[start of AVAILABLE DATA]

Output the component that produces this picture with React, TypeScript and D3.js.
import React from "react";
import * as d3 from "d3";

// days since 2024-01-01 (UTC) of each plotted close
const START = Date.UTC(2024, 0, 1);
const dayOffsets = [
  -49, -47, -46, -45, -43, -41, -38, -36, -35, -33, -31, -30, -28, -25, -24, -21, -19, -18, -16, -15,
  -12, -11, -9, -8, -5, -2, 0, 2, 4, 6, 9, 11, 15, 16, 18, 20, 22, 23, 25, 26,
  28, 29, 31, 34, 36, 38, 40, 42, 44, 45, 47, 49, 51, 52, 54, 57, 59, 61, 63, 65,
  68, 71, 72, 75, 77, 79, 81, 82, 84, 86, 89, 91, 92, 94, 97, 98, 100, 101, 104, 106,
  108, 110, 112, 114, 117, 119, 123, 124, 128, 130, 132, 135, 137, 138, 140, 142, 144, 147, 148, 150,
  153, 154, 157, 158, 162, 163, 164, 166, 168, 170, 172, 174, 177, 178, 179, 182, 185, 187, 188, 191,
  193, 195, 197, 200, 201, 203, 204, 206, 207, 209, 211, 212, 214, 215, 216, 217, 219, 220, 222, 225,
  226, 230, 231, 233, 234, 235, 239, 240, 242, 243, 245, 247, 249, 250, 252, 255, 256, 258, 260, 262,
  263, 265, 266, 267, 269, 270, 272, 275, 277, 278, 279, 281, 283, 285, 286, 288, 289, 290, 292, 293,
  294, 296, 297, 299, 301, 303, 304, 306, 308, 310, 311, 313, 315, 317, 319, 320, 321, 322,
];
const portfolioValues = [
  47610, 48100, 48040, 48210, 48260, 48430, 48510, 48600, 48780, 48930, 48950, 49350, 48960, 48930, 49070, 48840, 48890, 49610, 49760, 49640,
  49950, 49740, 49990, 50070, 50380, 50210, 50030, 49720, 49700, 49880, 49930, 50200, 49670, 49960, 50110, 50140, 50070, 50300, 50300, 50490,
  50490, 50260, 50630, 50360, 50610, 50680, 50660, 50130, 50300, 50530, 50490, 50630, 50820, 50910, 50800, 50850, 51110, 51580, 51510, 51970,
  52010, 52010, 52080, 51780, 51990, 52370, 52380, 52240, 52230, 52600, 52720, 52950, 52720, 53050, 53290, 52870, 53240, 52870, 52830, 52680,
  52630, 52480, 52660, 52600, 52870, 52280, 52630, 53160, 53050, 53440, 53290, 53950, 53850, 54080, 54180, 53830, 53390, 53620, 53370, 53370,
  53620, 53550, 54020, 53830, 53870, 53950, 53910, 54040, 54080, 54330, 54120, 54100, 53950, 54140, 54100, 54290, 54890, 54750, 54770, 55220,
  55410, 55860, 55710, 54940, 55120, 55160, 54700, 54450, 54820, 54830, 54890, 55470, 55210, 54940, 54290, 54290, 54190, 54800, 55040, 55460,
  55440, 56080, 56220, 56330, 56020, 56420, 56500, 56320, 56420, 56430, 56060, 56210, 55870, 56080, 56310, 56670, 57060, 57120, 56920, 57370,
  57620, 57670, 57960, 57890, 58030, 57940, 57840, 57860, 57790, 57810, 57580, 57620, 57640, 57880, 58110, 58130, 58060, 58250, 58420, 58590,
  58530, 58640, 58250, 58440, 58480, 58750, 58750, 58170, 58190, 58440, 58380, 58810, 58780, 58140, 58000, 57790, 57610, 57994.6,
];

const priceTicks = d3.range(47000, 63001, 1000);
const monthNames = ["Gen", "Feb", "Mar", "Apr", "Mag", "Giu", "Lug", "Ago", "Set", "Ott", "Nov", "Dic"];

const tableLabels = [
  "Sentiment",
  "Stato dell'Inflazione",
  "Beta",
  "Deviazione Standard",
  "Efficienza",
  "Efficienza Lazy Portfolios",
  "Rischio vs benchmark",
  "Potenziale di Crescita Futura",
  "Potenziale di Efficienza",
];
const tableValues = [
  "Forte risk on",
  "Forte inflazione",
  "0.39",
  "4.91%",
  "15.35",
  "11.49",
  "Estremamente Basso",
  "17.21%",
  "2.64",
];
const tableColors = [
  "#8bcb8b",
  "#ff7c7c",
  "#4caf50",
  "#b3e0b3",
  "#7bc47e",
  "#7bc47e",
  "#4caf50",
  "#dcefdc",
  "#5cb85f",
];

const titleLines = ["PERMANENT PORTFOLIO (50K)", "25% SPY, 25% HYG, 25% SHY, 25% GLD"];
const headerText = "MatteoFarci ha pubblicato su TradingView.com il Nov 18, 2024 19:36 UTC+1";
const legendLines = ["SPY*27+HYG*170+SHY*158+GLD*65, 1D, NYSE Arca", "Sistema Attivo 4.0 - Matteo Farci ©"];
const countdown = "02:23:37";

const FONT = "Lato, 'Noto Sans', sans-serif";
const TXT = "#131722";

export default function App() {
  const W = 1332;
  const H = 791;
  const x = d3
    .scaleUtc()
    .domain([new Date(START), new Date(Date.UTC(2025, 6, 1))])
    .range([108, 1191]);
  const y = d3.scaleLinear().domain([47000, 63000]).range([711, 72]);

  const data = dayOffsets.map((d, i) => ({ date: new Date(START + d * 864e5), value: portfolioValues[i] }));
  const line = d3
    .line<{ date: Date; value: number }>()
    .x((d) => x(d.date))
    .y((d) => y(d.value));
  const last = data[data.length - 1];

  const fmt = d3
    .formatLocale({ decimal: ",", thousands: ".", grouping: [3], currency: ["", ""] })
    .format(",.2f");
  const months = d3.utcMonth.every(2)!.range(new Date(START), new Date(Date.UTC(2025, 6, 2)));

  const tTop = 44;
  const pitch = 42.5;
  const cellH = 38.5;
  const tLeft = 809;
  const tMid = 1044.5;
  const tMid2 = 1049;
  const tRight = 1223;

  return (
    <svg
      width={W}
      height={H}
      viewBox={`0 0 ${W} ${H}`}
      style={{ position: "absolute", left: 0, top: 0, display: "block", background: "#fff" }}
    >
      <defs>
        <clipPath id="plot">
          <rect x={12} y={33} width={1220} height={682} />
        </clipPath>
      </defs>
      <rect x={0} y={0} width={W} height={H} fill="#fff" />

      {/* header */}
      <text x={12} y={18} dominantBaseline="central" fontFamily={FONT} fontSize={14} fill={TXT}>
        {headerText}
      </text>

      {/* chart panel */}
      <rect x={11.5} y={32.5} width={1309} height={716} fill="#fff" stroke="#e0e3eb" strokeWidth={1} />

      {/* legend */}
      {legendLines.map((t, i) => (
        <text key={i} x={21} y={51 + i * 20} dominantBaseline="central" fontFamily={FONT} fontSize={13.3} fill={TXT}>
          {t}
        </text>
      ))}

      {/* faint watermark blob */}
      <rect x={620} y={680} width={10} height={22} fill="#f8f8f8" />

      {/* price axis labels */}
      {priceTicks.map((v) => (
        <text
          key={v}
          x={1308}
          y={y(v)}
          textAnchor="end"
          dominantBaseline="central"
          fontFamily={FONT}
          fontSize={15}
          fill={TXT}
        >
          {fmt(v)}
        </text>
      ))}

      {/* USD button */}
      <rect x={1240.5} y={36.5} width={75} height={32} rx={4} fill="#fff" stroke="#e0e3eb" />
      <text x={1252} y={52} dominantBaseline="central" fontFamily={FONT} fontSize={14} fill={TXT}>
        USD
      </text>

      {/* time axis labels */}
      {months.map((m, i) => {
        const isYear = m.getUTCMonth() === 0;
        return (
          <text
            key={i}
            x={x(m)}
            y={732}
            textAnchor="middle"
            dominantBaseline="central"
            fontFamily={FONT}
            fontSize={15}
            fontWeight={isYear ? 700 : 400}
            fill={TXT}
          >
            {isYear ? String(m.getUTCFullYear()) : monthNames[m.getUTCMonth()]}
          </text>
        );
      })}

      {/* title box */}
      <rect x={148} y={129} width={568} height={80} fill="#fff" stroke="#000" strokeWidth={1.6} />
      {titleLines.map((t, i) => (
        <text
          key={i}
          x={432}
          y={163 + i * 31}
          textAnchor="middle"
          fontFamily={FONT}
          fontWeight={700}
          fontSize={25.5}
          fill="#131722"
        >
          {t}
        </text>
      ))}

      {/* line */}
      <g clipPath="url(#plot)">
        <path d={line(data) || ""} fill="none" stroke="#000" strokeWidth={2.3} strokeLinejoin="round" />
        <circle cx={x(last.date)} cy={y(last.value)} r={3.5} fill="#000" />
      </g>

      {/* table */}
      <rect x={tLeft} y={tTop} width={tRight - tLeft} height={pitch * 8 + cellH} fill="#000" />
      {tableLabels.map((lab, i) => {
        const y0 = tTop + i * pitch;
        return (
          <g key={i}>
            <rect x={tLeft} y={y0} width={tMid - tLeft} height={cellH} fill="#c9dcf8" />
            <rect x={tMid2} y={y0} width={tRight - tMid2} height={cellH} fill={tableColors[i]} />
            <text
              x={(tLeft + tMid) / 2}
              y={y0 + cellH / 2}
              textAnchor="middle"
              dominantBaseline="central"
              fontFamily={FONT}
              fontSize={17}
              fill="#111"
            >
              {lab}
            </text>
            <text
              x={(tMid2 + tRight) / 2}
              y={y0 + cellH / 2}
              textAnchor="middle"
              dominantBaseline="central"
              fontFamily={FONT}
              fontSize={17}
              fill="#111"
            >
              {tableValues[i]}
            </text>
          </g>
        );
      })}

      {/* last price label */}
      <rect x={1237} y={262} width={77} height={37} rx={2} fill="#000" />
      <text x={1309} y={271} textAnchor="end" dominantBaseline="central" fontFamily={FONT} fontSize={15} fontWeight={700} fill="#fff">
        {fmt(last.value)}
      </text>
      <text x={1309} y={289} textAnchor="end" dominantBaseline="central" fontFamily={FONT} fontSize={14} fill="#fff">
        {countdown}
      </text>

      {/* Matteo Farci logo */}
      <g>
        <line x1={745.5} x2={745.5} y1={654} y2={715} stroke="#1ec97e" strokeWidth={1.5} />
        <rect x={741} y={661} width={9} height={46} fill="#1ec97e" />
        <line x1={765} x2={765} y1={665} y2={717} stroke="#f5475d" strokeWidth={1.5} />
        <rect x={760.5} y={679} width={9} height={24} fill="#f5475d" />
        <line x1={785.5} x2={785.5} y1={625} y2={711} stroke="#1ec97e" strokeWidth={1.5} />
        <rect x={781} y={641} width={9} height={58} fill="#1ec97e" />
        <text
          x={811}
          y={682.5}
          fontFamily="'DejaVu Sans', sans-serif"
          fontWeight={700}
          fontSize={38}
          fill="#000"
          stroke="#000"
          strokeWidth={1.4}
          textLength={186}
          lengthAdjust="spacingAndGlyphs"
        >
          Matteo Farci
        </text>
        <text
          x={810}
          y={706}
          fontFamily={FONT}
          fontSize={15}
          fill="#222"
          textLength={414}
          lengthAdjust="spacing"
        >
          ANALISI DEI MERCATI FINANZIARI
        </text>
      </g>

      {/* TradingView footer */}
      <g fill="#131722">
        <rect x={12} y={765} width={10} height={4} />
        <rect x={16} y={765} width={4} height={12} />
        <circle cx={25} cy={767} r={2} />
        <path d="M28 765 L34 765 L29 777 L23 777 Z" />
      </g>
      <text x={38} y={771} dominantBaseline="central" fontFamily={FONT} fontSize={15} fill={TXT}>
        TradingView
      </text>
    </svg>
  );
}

[end of AVAILABLE DATA]

▶ _TASK REQUIREMENTS_
Return exactly the opening lines of the listing above, ending with the line that has "import * as".

▶ _TASK RESULT_
Output the component that produces this picture with React, TypeScript and D3.js.
import React from "react";
import * as d3 from "d3";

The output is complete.